> EXTRACTED ENTRIES

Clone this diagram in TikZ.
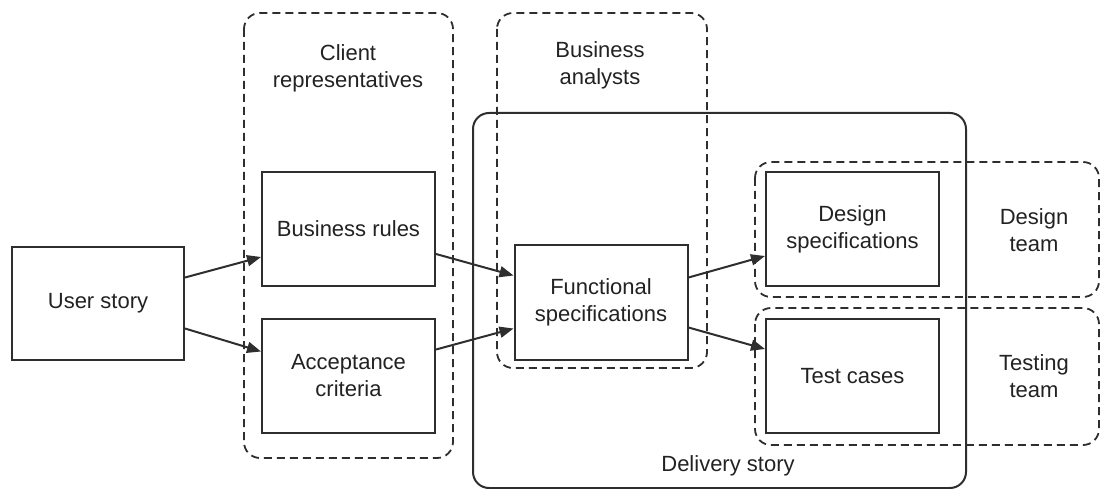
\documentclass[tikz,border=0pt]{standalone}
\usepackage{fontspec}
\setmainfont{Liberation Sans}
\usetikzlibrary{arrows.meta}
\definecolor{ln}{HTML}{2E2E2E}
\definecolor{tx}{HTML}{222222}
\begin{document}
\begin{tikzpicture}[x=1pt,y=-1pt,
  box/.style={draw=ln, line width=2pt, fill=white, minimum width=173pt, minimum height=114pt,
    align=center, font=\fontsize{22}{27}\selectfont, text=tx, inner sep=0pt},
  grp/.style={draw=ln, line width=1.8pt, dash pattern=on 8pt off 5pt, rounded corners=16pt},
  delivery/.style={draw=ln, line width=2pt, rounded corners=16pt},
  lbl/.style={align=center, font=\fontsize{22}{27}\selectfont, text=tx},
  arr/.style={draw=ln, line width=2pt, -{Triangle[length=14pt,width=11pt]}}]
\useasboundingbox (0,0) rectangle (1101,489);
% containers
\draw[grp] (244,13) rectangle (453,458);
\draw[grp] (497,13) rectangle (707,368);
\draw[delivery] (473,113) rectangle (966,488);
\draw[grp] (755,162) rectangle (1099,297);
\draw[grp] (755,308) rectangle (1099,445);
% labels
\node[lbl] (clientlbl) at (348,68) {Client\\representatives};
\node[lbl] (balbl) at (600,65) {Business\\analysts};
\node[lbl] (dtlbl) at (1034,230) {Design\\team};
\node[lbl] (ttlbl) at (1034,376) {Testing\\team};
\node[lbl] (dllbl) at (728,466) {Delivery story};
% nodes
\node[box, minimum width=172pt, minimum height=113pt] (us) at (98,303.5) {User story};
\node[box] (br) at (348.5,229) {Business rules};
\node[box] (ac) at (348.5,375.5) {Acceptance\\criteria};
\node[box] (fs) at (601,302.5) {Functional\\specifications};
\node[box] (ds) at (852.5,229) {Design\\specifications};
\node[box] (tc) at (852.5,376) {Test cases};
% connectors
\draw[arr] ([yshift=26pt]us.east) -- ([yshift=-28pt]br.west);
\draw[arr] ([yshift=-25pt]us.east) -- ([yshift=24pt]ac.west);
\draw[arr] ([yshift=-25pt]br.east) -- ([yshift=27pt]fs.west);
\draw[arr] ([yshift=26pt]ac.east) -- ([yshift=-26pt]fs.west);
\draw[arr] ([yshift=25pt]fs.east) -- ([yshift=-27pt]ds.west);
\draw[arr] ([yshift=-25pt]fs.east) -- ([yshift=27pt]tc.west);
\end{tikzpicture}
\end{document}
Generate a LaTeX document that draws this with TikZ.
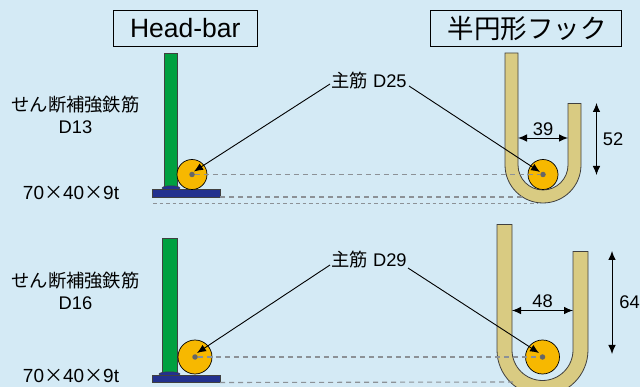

> TASK DIRECTIONS
Count how many lines above contain the word "this". Reply with the number alone.

> FINAL ANSWER
2